• **Problem**:
Skip every image and restate the data word for word.

• **Supplied data**:
○ ○ ○ ○ ○
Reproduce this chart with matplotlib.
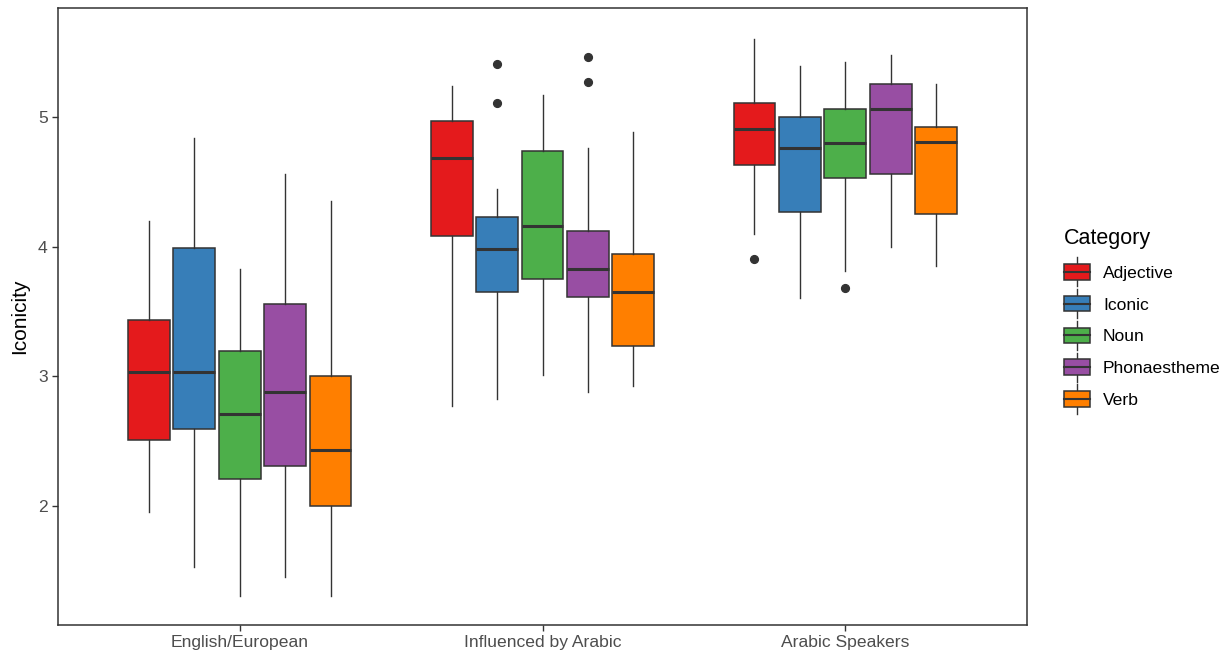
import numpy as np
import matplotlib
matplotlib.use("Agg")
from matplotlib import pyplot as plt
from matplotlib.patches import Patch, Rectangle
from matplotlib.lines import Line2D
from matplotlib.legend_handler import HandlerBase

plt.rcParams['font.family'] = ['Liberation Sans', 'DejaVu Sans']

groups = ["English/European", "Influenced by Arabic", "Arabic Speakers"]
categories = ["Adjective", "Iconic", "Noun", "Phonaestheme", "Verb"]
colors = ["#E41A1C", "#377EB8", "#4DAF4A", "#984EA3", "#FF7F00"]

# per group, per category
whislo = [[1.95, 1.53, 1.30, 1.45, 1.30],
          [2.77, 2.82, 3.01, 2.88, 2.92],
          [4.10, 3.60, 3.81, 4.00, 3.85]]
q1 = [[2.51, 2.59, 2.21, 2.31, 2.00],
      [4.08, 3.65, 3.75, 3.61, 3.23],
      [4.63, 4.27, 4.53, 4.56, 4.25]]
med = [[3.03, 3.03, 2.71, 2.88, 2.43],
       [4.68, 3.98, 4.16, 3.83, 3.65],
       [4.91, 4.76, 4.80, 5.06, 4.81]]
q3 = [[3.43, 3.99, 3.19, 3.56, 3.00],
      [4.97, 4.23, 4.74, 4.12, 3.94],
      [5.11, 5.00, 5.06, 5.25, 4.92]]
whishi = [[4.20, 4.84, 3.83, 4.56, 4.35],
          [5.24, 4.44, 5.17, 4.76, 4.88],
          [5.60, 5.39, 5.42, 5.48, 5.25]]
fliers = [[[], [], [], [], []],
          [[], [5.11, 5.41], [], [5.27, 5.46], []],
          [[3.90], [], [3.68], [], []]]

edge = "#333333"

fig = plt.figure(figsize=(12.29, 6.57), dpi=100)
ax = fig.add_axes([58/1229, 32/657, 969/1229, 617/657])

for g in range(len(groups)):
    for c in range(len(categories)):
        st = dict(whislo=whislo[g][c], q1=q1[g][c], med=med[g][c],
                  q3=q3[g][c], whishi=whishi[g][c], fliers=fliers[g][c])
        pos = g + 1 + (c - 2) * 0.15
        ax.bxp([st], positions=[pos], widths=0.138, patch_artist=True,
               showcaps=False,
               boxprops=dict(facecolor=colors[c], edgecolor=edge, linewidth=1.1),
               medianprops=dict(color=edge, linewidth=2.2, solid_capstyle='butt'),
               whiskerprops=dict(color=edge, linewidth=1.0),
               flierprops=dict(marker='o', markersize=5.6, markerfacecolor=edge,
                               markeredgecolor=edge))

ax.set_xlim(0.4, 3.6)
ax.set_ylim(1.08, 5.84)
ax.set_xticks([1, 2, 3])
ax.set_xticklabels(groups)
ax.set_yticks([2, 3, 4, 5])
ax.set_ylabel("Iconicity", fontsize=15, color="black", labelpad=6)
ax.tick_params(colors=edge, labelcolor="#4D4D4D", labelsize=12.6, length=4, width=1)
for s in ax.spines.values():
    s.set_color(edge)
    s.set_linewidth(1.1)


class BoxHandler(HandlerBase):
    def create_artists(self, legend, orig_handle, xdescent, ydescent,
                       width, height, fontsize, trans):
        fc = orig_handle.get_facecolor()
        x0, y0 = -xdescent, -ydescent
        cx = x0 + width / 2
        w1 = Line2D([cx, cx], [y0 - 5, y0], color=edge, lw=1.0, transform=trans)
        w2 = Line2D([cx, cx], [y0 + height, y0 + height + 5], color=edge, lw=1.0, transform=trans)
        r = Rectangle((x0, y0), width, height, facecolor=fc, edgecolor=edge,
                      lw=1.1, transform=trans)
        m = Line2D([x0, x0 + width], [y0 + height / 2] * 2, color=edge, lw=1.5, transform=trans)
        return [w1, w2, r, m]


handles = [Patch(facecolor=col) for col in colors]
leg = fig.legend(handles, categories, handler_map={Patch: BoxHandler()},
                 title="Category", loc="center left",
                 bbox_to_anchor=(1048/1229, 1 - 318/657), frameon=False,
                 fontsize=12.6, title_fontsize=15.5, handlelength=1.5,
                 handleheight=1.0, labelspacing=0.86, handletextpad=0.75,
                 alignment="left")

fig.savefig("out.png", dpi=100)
○ ○ ○ ○ ○
• **Solution to the problem**:
Reproduce this chart with matplotlib.
import numpy as np
import matplotlib
matplotlib.use("Agg")
from matplotlib import pyplot as plt
from matplotlib.patches import Patch, Rectangle
from matplotlib.lines import Line2D
from matplotlib.legend_handler import HandlerBase

plt.rcParams['font.family'] = ['Liberation Sans', 'DejaVu Sans']

groups = ["English/European", "Influenced by Arabic", "Arabic Speakers"]
categories = ["Adjective", "Iconic", "Noun", "Phonaestheme", "Verb"]
colors = ["#E41A1C", "#377EB8", "#4DAF4A", "#984EA3", "#FF7F00"]

# per group, per category
whislo = [[1.95, 1.53, 1.30, 1.45, 1.30],
          [2.77, 2.82, 3.01, 2.88, 2.92],
          [4.10, 3.60, 3.81, 4.00, 3.85]]
q1 = [[2.51, 2.59, 2.21, 2.31, 2.00],
      [4.08, 3.65, 3.75, 3.61, 3.23],
      [4.63, 4.27, 4.53, 4.56, 4.25]]
med = [[3.03, 3.03, 2.71, 2.88, 2.43],
       [4.68, 3.98, 4.16, 3.83, 3.65],
       [4.91, 4.76, 4.80, 5.06, 4.81]]
q3 = [[3.43, 3.99, 3.19, 3.56, 3.00],
      [4.97, 4.23, 4.74, 4.12, 3.94],
      [5.11, 5.00, 5.06, 5.25, 4.92]]
whishi = [[4.20, 4.84, 3.83, 4.56, 4.35],
          [5.24, 4.44, 5.17, 4.76, 4.88],
          [5.60, 5.39, 5.42, 5.48, 5.25]]
fliers = [[[], [], [], [], []],
          [[], [5.11, 5.41], [], [5.27, 5.46], []],
          [[3.90], [], [3.68], [], []]]

edge = "#333333"

fig = plt.figure(figsize=(12.29, 6.57), dpi=100)
ax = fig.add_axes([58/1229, 32/657, 969/1229, 617/657])

for g in range(len(groups)):
    for c in range(len(categories)):
        st = dict(whislo=whislo[g][c], q1=q1[g][c], med=med[g][c],
                  q3=q3[g][c], whishi=whishi[g][c], fliers=fliers[g][c])
        pos = g + 1 + (c - 2) * 0.15
        ax.bxp([st], positions=[pos], widths=0.138, patch_artist=True,
               showcaps=False,
               boxprops=dict(facecolor=colors[c], edgecolor=edge, linewidth=1.1),
               medianprops=dict(color=edge, linewidth=2.2, solid_capstyle='butt'),
               whiskerprops=dict(color=edge, linewidth=1.0),
               flierprops=dict(marker='o', markersize=5.6, markerfacecolor=edge,
                               markeredgecolor=edge))

ax.set_xlim(0.4, 3.6)
ax.set_ylim(1.08, 5.84)
ax.set_xticks([1, 2, 3])
ax.set_xticklabels(groups)
ax.set_yticks([2, 3, 4, 5])
ax.set_ylabel("Iconicity", fontsize=15, color="black", labelpad=6)
ax.tick_params(colors=edge, labelcolor="#4D4D4D", labelsize=12.6, length=4, width=1)
for s in ax.spines.values():
    s.set_color(edge)
    s.set_linewidth(1.1)


class BoxHandler(HandlerBase):
    def create_artists(self, legend, orig_handle, xdescent, ydescent,
                       width, height, fontsize, trans):
        fc = orig_handle.get_facecolor()
        x0, y0 = -xdescent, -ydescent
        cx = x0 + width / 2
        w1 = Line2D([cx, cx], [y0 - 5, y0], color=edge, lw=1.0, transform=trans)
        w2 = Line2D([cx, cx], [y0 + height, y0 + height + 5], color=edge, lw=1.0, transform=trans)
        r = Rectangle((x0, y0), width, height, facecolor=fc, edgecolor=edge,
                      lw=1.1, transform=trans)
        m = Line2D([x0, x0 + width], [y0 + height / 2] * 2, color=edge, lw=1.5, transform=trans)
        return [w1, w2, r, m]


handles = [Patch(facecolor=col) for col in colors]
leg = fig.legend(handles, categories, handler_map={Patch: BoxHandler()},
                 title="Category", loc="center left",
                 bbox_to_anchor=(1048/1229, 1 - 318/657), frameon=False,
                 fontsize=12.6, title_fontsize=15.5, handlelength=1.5,
                 handleheight=1.0, labelspacing=0.86, handletextpad=0.75,
                 alignment="left")

fig.savefig("out.png", dpi=100)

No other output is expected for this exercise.